— WORK INSTRUCTIONS —
Word for word, print each line of the listing below; pictures stay out.

-------- AVAILABLE DATA

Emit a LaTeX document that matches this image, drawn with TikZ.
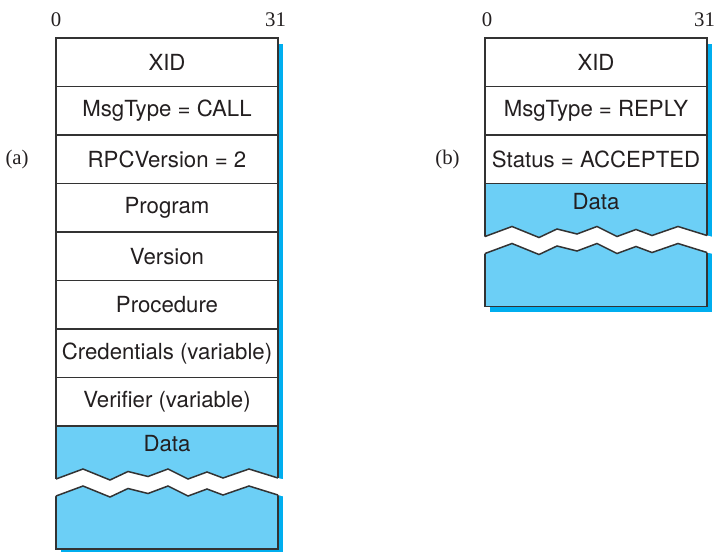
\documentclass[tikz,border=0pt]{standalone}
\usepackage{fontspec}
\setmainfont{Liberation Serif}
\setsansfont{TeX Gyre Heros}
\usetikzlibrary{positioning, calc, backgrounds}

\definecolor{datablue}{HTML}{6CCFF6}
\definecolor{shadeblue}{HTML}{00AEEF}
\definecolor{inkgray}{HTML}{333333}
\definecolor{textgray}{HTML}{231F20}

% torn-off gap across a data field; #1 = west end of the upper zigzag
\newcommand{\breakmark}[1]{%
  \fill[white, shift={(#1)}] (-2,0) -- (0,0) -- (27,-10) -- (54,1) -- (72,-7.5) -- (92,-2.5)
      -- (112,-10) -- (132,0) -- (151,-7) -- (167,-1) -- (193,-10) -- (222,-1) -- (230,1)
      -- (230,18) -- (222,16) -- (193,7) -- (167,16) -- (151,10) -- (132,17) -- (112,7)
      -- (92,14.5) -- (72,9.5) -- (54,18) -- (27,7) -- (0,17) -- (-2,17) -- cycle;
  \draw[edge, shift={(#1)}] (0,0) -- (27,-10) -- (54,1) -- (72,-7.5) -- (92,-2.5) -- (112,-10)
      -- (132,0) -- (151,-7) -- (167,-1) -- (193,-10) -- (222,-1);
  \draw[edge, shift={(#1)}] (0,17) -- (27,7) -- (54,18) -- (72,9.5) -- (92,14.5) -- (112,7)
      -- (132,17) -- (151,10) -- (167,16) -- (193,7) -- (222,16);
}

\begin{document}
\begin{tikzpicture}[
    x=0.5pt, y=-0.5pt,
    node distance=0pt,
    field/.style={draw=inkgray, fill=white, line width=0.75pt, minimum width=111pt,
                  minimum height=24.25pt, inner sep=0pt, outer sep=0pt, text=textgray,
                  font=\sffamily\fontsize{11.1}{12}\selectfont},
    datafield/.style={field, fill=datablue, minimum height=61.5pt},
    datalabel/.style={inner sep=0pt, text=textgray, font=\sffamily\fontsize{11.1}{12}\selectfont},
    bitnum/.style={inner sep=0pt, text=textgray, font=\rmfamily\fontsize{10.4}{12}\selectfont},
    tag/.style={bitnum},
    edge/.style={draw=inkgray, line width=0.75pt, line join=miter},
]
\useasboundingbox (0,0) rectangle (715,551);

% (a) call message
\node[field, anchor=north west] (a1) at (56,38) {XID};
\node[field, below=of a1] (a2) {MsgType = CALL};
\node[field, below=of a2] (a3) {RPCVersion = 2};
\node[field, below=of a3] (a4) {Program};
\node[field, below=of a4] (a5) {Version};
\node[field, below=of a5] (a6) {Procedure};
\node[field, below=of a6] (a7) {Credentials (variable)};
\node[field, below=of a7] (a8) {Verifier (variable)};
\node[datafield, below=of a8] (adata) {};

\node[tag, left=13.5pt of a3] (atag) {(a)};
\node[bitnum, anchor=base] (alo) at ($(a1.north west)+(0,-11.5)$) {0};
\node[bitnum, anchor=base] (ahi) at ($(a1.north east)+(-2.5,-11.5)$) {31};

% (b) reply message
\node[field, anchor=north west] (b1) at (485,38) {XID};
\node[field, below=of b1] (b2) {MsgType = REPLY};
\node[field, below=of b2] (b3) {Status = ACCEPTED};
\node[datafield, below=of b3] (bdata) {};

\node[tag, left=12.5pt of b3] (btag) {(b)};
\node[bitnum, anchor=base] (blo) at ($(b1.north west)+(2,-11.5)$) {0};
\node[bitnum, anchor=base] (bhi) at ($(b1.north east)+(-2.5,-11.5)$) {31};

% breaks in the data fields
\coordinate (abrk) at ($(adata.north west)+(0,53)$);
\coordinate (bbrk) at ($(bdata.north west)+(0,53)$);
\breakmark{abrk}
\breakmark{bbrk}

\node[datalabel] (adlabel) at ($(adata.north)+(0,18)$) {Data};
\node[datalabel] (bdlabel) at ($(bdata.north)+(0,18)$) {Data};

\begin{scope}[on background layer]
    \fill[shadeblue] ($(a1.north west)+(5,6)$) rectangle ($(adata.south east)+(5,5)$);
    \fill[shadeblue] ($(b1.north west)+(5,6)$) rectangle ($(bdata.south east)+(5,5)$);
\end{scope}

\end{tikzpicture}
\end{document}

----------------

— FULL RESPONSE —
Emit a LaTeX document that matches this image, drawn with TikZ.
\documentclass[tikz,border=0pt]{standalone}
\usepackage{fontspec}
\setmainfont{Liberation Serif}
\setsansfont{TeX Gyre Heros}
\usetikzlibrary{positioning, calc, backgrounds}

\definecolor{datablue}{HTML}{6CCFF6}
\definecolor{shadeblue}{HTML}{00AEEF}
\definecolor{inkgray}{HTML}{333333}
\definecolor{textgray}{HTML}{231F20}

% torn-off gap across a data field; #1 = west end of the upper zigzag
\newcommand{\breakmark}[1]{%
  \fill[white, shift={(#1)}] (-2,0) -- (0,0) -- (27,-10) -- (54,1) -- (72,-7.5) -- (92,-2.5)
      -- (112,-10) -- (132,0) -- (151,-7) -- (167,-1) -- (193,-10) -- (222,-1) -- (230,1)
      -- (230,18) -- (222,16) -- (193,7) -- (167,16) -- (151,10) -- (132,17) -- (112,7)
      -- (92,14.5) -- (72,9.5) -- (54,18) -- (27,7) -- (0,17) -- (-2,17) -- cycle;
  \draw[edge, shift={(#1)}] (0,0) -- (27,-10) -- (54,1) -- (72,-7.5) -- (92,-2.5) -- (112,-10)
      -- (132,0) -- (151,-7) -- (167,-1) -- (193,-10) -- (222,-1);
  \draw[edge, shift={(#1)}] (0,17) -- (27,7) -- (54,18) -- (72,9.5) -- (92,14.5) -- (112,7)
      -- (132,17) -- (151,10) -- (167,16) -- (193,7) -- (222,16);
}

\begin{document}
\begin{tikzpicture}[
    x=0.5pt, y=-0.5pt,
    node distance=0pt,
    field/.style={draw=inkgray, fill=white, line width=0.75pt, minimum width=111pt,
                  minimum height=24.25pt, inner sep=0pt, outer sep=0pt, text=textgray,
                  font=\sffamily\fontsize{11.1}{12}\selectfont},
    datafield/.style={field, fill=datablue, minimum height=61.5pt},
    datalabel/.style={inner sep=0pt, text=textgray, font=\sffamily\fontsize{11.1}{12}\selectfont},
    bitnum/.style={inner sep=0pt, text=textgray, font=\rmfamily\fontsize{10.4}{12}\selectfont},
    tag/.style={bitnum},
    edge/.style={draw=inkgray, line width=0.75pt, line join=miter},
]
\useasboundingbox (0,0) rectangle (715,551);

% (a) call message
\node[field, anchor=north west] (a1) at (56,38) {XID};
\node[field, below=of a1] (a2) {MsgType = CALL};
\node[field, below=of a2] (a3) {RPCVersion = 2};
\node[field, below=of a3] (a4) {Program};
\node[field, below=of a4] (a5) {Version};
\node[field, below=of a5] (a6) {Procedure};
\node[field, below=of a6] (a7) {Credentials (variable)};
\node[field, below=of a7] (a8) {Verifier (variable)};
\node[datafield, below=of a8] (adata) {};

\node[tag, left=13.5pt of a3] (atag) {(a)};
\node[bitnum, anchor=base] (alo) at ($(a1.north west)+(0,-11.5)$) {0};
\node[bitnum, anchor=base] (ahi) at ($(a1.north east)+(-2.5,-11.5)$) {31};

% (b) reply message
\node[field, anchor=north west] (b1) at (485,38) {XID};
\node[field, below=of b1] (b2) {MsgType = REPLY};
\node[field, below=of b2] (b3) {Status = ACCEPTED};
\node[datafield, below=of b3] (bdata) {};

\node[tag, left=12.5pt of b3] (btag) {(b)};
\node[bitnum, anchor=base] (blo) at ($(b1.north west)+(2,-11.5)$) {0};
\node[bitnum, anchor=base] (bhi) at ($(b1.north east)+(-2.5,-11.5)$) {31};

% breaks in the data fields
\coordinate (abrk) at ($(adata.north west)+(0,53)$);
\coordinate (bbrk) at ($(bdata.north west)+(0,53)$);
\breakmark{abrk}
\breakmark{bbrk}

\node[datalabel] (adlabel) at ($(adata.north)+(0,18)$) {Data};
\node[datalabel] (bdlabel) at ($(bdata.north)+(0,18)$) {Data};

\begin{scope}[on background layer]
    \fill[shadeblue] ($(a1.north west)+(5,6)$) rectangle ($(adata.south east)+(5,5)$);
    \fill[shadeblue] ($(b1.north west)+(5,6)$) rectangle ($(bdata.south east)+(5,5)$);
\end{scope}

\end{tikzpicture}
\end{document}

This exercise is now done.